= Gordana Milenković =

Serbian politician

Gordana Milenković (Гордана Миленковић; born 1966) is a politician in Serbia. She served in the Assembly of Vojvodina from 2020 to 2021 and is currently a member of the Kula municipal assembly. Milenković is a member of Serbian Progressive Party.

==Private career==
Milenković identifies as an entrepreneur. She lives in Crvenka in Kula.

==Politician==
===Municipal politics===
Milenković received the third position on the Progressive Party's electoral list for the 2016 local elections in Kula and was elected when the list won a narrow majority victory with nineteen out of thirty-seven mandates.
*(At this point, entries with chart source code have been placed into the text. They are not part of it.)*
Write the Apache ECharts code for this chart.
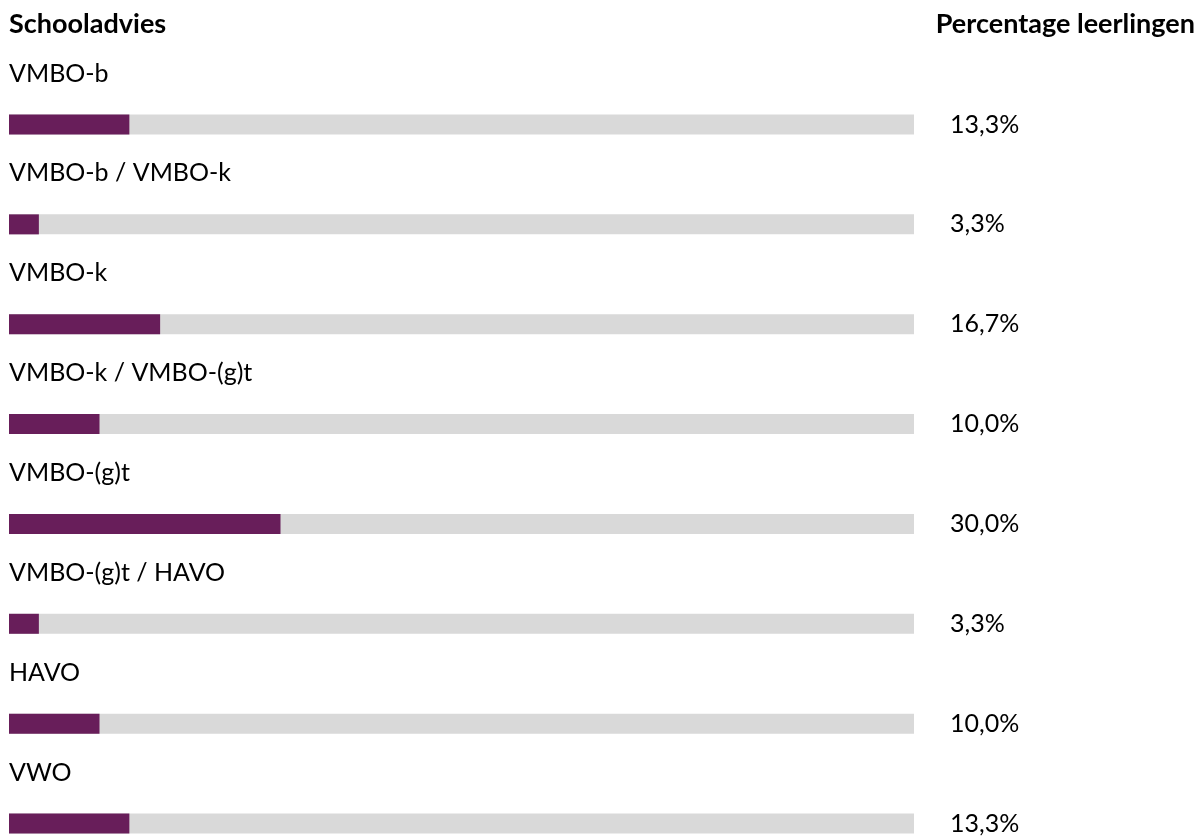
<!DOCTYPE html>
<html>
<head>
<meta charset="utf-8">
<script src="https://cdn.jsdelivr.net/npm/echarts@6/dist/echarts.min.js"></script>
<style>
html,body{margin:0;padding:0;background:#fff;}
#chart{width:1201px;height:836px;}
</style>
</head>
<body>
<div id="chart"></div>
<script>
const categories = ['VMBO-b', 'VMBO-b / VMBO-k', 'VMBO-k', 'VMBO-k / VMBO-(g)t', 'VMBO-(g)t', 'VMBO-(g)t / HAVO', 'HAVO', 'VWO'];
const values = [13.3, 3.3, 16.7, 10.0, 30.0, 3.3, 10.0, 13.3];
const headerLeft = 'Schooladvies';
const headerRight = 'Percentage leerlingen';

const fmt = v => v.toFixed(1).replace('.', ',') + '%';
const FONT = 'Lato';

const chart = echarts.init(document.getElementById('chart'));
chart.setOption({
  animation: false,
  backgroundColor: '#ffffff',
  title: [
    { text: headerLeft, left: 4, top: 6, textStyle: { fontFamily: FONT, fontWeight: 'bold', fontSize: 27, color: '#000' } },
    { text: headerRight, right: 1, top: 6, textStyle: { fontFamily: FONT, fontWeight: 'bold', fontSize: 27, color: '#000' } }
  ],
  grid: { left: 9, right: 287, top: 124.5, height: 700, containLabel: false },
  xAxis: { type: 'value', min: 0, max: 100, show: false },
  yAxis: [
    {
      type: 'category', data: categories, inverse: true, boundaryGap: false,
      axisLine: { show: false }, axisTick: { show: false }, splitLine: { show: false },
      axisLabel: { show: false }
    },
    {
      type: 'category', data: values.map(fmt), inverse: true, position: 'right', boundaryGap: false,
      axisLine: { show: false }, axisTick: { show: false }, splitLine: { show: false },
      axisLabel: { margin: 36, align: 'left', fontFamily: FONT, fontSize: 25, color: '#000' }
    }
  ],
  series: [{
    type: 'bar', data: values, barWidth: 20, yAxisIndex: 0,
    itemStyle: { color: '#681e5a' },
    showBackground: true,
    backgroundStyle: { color: '#d9d9d9' },
    label: {
      show: true, formatter: '{b}', position: [0, -41], align: 'left', verticalAlign: 'middle',
      fontFamily: FONT, fontSize: 25, color: '#000'
    }
  }]
});
</script>
</body>
</html>
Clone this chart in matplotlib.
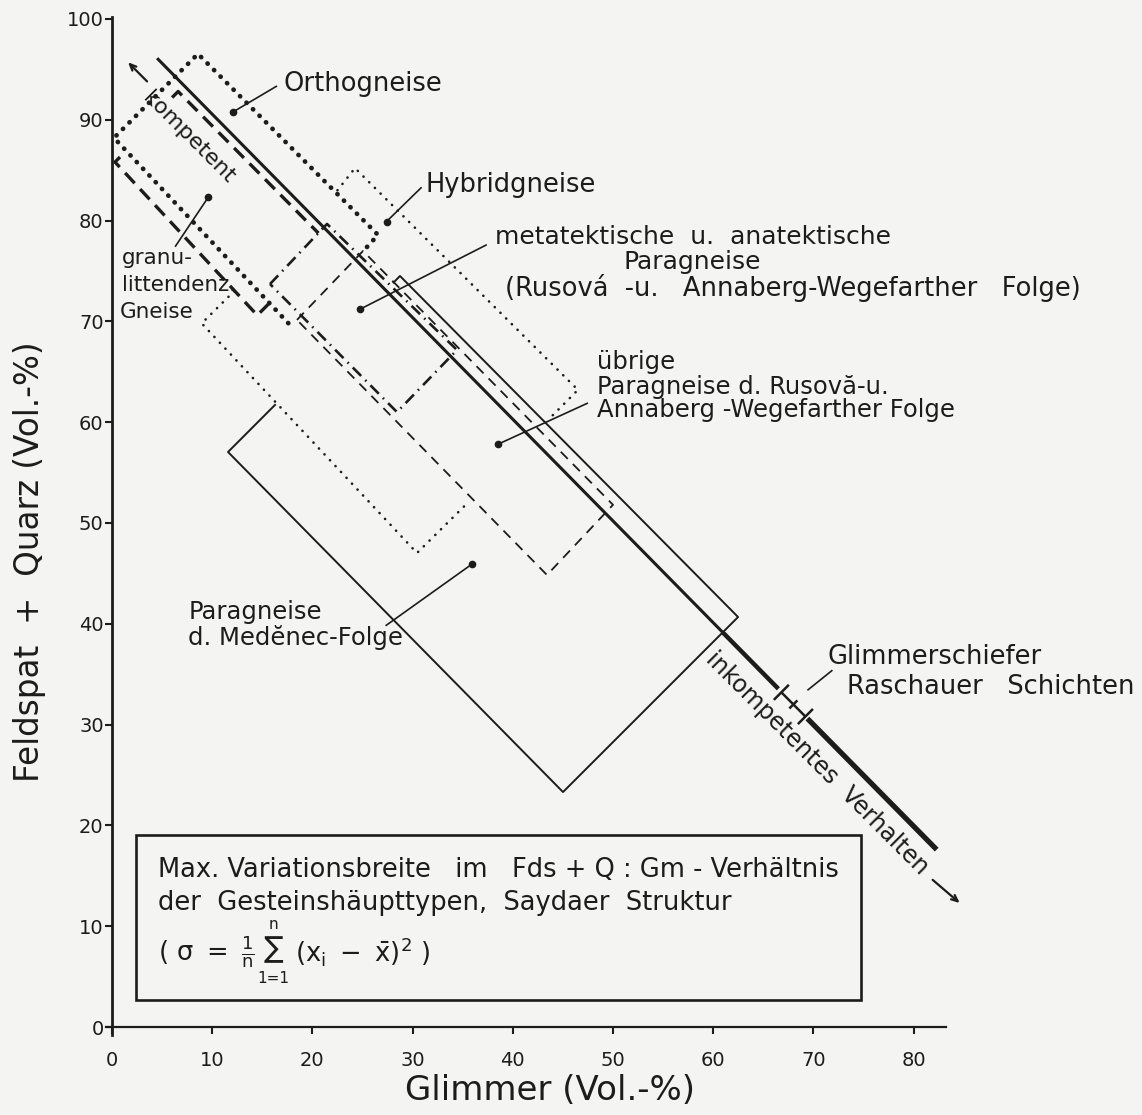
import matplotlib
matplotlib.use("Agg")
import matplotlib.pyplot as plt
from matplotlib.patches import Rectangle

plt.rcParams['font.family'] = ['DejaVu Sans']
plt.rcParams['mathtext.fontset'] = 'dejavusans'
plt.rcParams['mathtext.default'] = 'regular'

INK = '#1c1c1c'
PAPER = '#f4f4f2'

# ---------------------------------------------------------------- data
# Axis ticks
x_ticks = [0, 10, 20, 30, 40, 50, 60, 70, 80]
y_ticks = [0, 10, 20, 30, 40, 50, 60, 70, 80, 90, 100]

# Main trend line Fds+Q vs. Glimmer (break points; gap around the mica-schist bar)
main_gm = [4.5, 61.0, 66.5, 69.4, 82.3]
main_fq = [96.1, 39.1, 33.55, 30.6, 17.6]

# Visible outline pieces of the variation fields (Glimmer, Fds+Q)
ortho_gm = [25.45, 26.55, 8.58, 0.2, 17.8]
ortho_fq = [77.38, 78.57, 96.53, 88.2, 69.6]

granu_upper_gm = [6.0, 6.6, 20.6]
granu_upper_fq = [92.2, 92.8, 78.75]
granu_lower_gm = [0.8, 0.3, 14.5, 15.9]
granu_lower_fq = [86.3, 85.8, 70.6, 72.0]

hybrid_lower_gm = [12.2, 8.95, 30.44, 35.5]
hybrid_lower_fq = [73.0, 69.8, 47.02, 52.0]
hybrid_upper_gm = [22.5, 24.25, 46.5, 43.6]
hybrid_upper_fq = [83.0, 85.2, 63.2, 60.3]

meta_gm = [15.77, 21.46, 34.43, 28.44, 15.77]
meta_fq = [73.7, 79.66, 67.16, 61.0, 73.7]

ubrige_gm = [18.46, 25.05, 50.0, 43.41, 18.46]
ubrige_fq = [70.14, 76.98, 51.8, 44.84, 70.14]

medenec_gm = [16.27, 11.58, 45.01, 62.48, 28.74, 28.1]
medenec_fq = [61.71, 57.04, 23.31, 40.67, 74.50, 73.85]

# Glimmerschiefer (Raschauer Schichten): range bar on the trend line
schiefer_gm = [66.8, 69.2]
schiefer_fq = [33.2, 30.8]

# Arrows of the competence annotation (tail -> head)
komp_arrow = [(3.5, 93.8), (1.6, 95.7)]
inkomp_arrow = [(81.9, 14.6), (84.6, 12.3)]

# Leader lines: (text end), (marked point), draw dot
leaders = [
    ((16.47, 93.35), (12.08, 90.77), True),
    ((30.9, 83.3), (27.4, 79.9), True),
    ((37.4, 77.6), (24.75, 71.2), True),
    ((47.5, 61.9), (38.5, 57.8), True),
    ((6.3, 77.4), (9.6, 82.3), True),
    ((27.3, 39.8), (35.9, 45.9), True),
    ((71.9, 35.4), (69.4, 33.4), False),
]

# Labels: (x, y, text, size)
labels = [
    (17.07, 93.55, "Orthogneise", 18.5),
    (31.24, 83.53, "Hybridgneise", 18.5),
    (38.22, 78.4, "metatektische  u.  anatektische", 18),
    (51.0, 75.9, "Paragneise", 18),
    (39.22, 73.3, "(Rusová  -u.   Annaberg-Wegefarther   Folge)", 18.5),
    (48.4, 65.97, "übrige", 17.5),
    (48.4, 63.49, "Paragneise d. Rusovă-u.", 17.5),
    (48.4, 61.2, "Annaberg -Wegefarther Folge", 17.5),
    (1.0, 76.3, "granu-", 15.5),
    (1.0, 73.6, "littendenz.", 15.5),
    (0.8, 70.9, "Gneise", 15.5),
    (7.6, 41.2, "Paragneise", 17.5),
    (7.6, 38.6, "d. Medĕnec-Folge", 17.5),
    (71.36, 36.7, "Glimmerschiefer", 18.5),
    (73.35, 33.73, "Raschauer   Schichten", 18.5),
]

# Legend box text: (x, y, text, size, horizontal alignment)
box_lines = [
    (4.6, 15.6, "Max. Variationsbreite   im   Fds + Q : Gm - Verhältnis", 18.5, 'left'),
    (4.6, 12.3, "der  Gesteinshäupttypen,  Saydaer  Struktur", 18.5, 'left'),
    (4.6, 7.45, r"$(\ \sigma\ =\ \frac{1}{n}$", 18.5, 'left'),
    (16.1, 7.7, "\u2211", 21, 'center'),
    (16.1, 10.15, "n", 11, 'center'),
    (16.1, 4.8, "1=1", 11, 'center'),
    (18.3, 7.45, r"$(x_i\ -\ \bar{x})^2\ )$", 18.5, 'left'),
]
box_corner = (2.4, 2.7)
box_size = (72.3, 16.35)

# ---------------------------------------------------------------- figure
W, H = 1142, 1115
fig = plt.figure(figsize=(W / 100, H / 100), dpi=100, facecolor=PAPER)
ax = fig.add_axes([0.0928, 0.07166, 0.7353, 0.9132])
ax.set_facecolor(PAPER)
ax.set_xlim(-0.6, 83.2)
ax.set_ylim(-0.8, 100.2)
for s in ['top', 'right']:
    ax.spines[s].set_visible(False)
ax.spines['left'].set_position(('data', 0))
ax.spines['bottom'].set_position(('data', 0))
ax.spines['left'].set_linewidth(2.0)
ax.spines['bottom'].set_linewidth(1.6)
ax.spines['left'].set_color(INK)
ax.spines['bottom'].set_color(INK)
ax.set_xticks(x_ticks)
ax.set_yticks(y_ticks)
ax.tick_params(axis='both', direction='out', length=5, width=1.5,
               colors=INK, labelsize=14)
ax.tick_params(axis='y', pad=1)
ax.tick_params(axis='x', pad=12)

fig.text(550 / W, 1 - 1090 / H, "Glimmer (Vol.-%)", fontsize=24.5, color=INK,
         ha='center', va='center')
fig.text(30 / W, 1 - 562 / H, "Feldspat  +  Quarz (Vol.-%)", fontsize=23.5,
         color=INK, rotation=90, ha='center', va='center')

common = dict(color=INK, clip_on=False, solid_capstyle='butt')

# trend line
ax.plot(main_gm[0:2], main_fq[0:2], lw=2.2, **common)
ax.plot(main_gm[1:3], main_fq[1:3], lw=3.2, **common)
ax.plot(main_gm[3:5], main_fq[3:5], lw=3.8, **common)

heavy_dot = dict(lw=3.4, ls=(0, (0.05, 1.9)), dash_capstyle='round')
fine_dot = dict(lw=1.9, ls=(0, (0.05, 3.0)), dash_capstyle='round')
heavy_dash = dict(lw=2.4, ls=(0, (4.2, 2.4)), dash_capstyle='butt')
thin_dash = dict(lw=1.3, ls=(0, (5.5, 4.0)), dash_capstyle='butt')
dash_dot = dict(lw=1.9, ls=(0, (4.5, 2.2, 0.6, 2.2)), dash_capstyle='butt')
thin_solid = dict(lw=1.4)

ax.plot(ortho_gm, ortho_fq, color=INK, clip_on=False, **heavy_dot)
ax.plot(granu_upper_gm, granu_upper_fq, color=INK, clip_on=False, **heavy_dash)
ax.plot(granu_lower_gm, granu_lower_fq, color=INK, clip_on=False, **heavy_dash)
ax.plot(hybrid_lower_gm, hybrid_lower_fq, color=INK, clip_on=False, **fine_dot)
ax.plot(hybrid_upper_gm, hybrid_upper_fq, color=INK, clip_on=False, **fine_dot)
ax.plot(meta_gm, meta_fq, color=INK, clip_on=False, **dash_dot)
ax.plot(ubrige_gm, ubrige_fq, color=INK, clip_on=False, **thin_dash)
ax.plot(medenec_gm, medenec_fq, color=INK, clip_on=False, **thin_solid)

# mica-schist range bar with end caps and centre mark
sx0, sx1 = schiefer_gm
sy0, sy1 = schiefer_fq
ax.plot(schiefer_gm, schiefer_fq, lw=1.8, **common)
for (cx, cy, h) in [(sx0, sy0, 0.75), (sx1, sy1, 0.75),
                    ((sx0 + sx1) / 2, (sy0 + sy1) / 2, 0.4)]:
    ax.plot([cx - h, cx + h], [cy - h, cy + h], lw=1.8, **common)

# competence arrows
for (tail, head) in [komp_arrow, inkomp_arrow]:
    ax.annotate("", xy=head, xytext=tail, annotation_clip=False,
                arrowprops=dict(arrowstyle="->,head_length=0.45,head_width=0.2",
                                lw=1.6, color=INK, shrinkA=0, shrinkB=0))
ax.text(7.65, 88.25, "kompetent", rotation=-45, rotation_mode='anchor',
        ha='center', va='center', fontsize=16, color=INK)
ax.text(70.41, 26.14, "inkompetentes  Verhalten", rotation=-45,
        rotation_mode='anchor', ha='center', va='center', fontsize=17, color=INK)

# leader lines
for (p0, p1, dot) in leaders:
    ax.plot([p0[0], p1[0]], [p0[1], p1[1]], lw=1.2, **common)
    if dot:
        ax.plot([p1[0]], [p1[1]], 'o', ms=4.5, color=INK, clip_on=False)

for (x, y, t, s) in labels:
    ax.text(x, y, t, ha='left', va='center', fontsize=s, color=INK)

# legend box
ax.add_patch(Rectangle(box_corner, box_size[0], box_size[1], fill=False,
                       lw=1.9, edgecolor=INK, clip_on=False))
for (x, y, t, s, ha) in box_lines:
    ax.text(x, y, t, ha=ha, va='center', fontsize=s, color=INK)

fig.savefig("out.png", dpi=100, facecolor=PAPER)
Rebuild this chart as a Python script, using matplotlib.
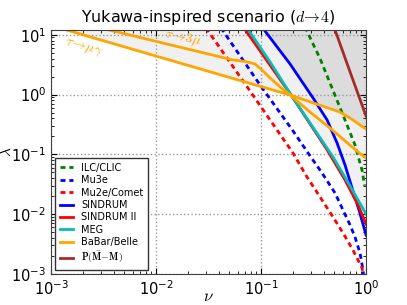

The municipality subsequently experienced a period of political upheaval, and a new election was held in late 2018. Milenković received the ninth position on the Progressive list and was re-elected when it won an increased majority with twenty-six mandates.

===Provincial politics===
Milenković was given the forty-fourth position on the Progressive Party's Aleksandar Vučić — For Our Children list in the 2020 provincial election and was elected when the list won a majority victory with seventy-six out of 120 mandates. During her term in the assembly, she was a member of the committee on security and the committee on petitions and motions. She resigned her mandate in 2021; her resignation became official on 19 April.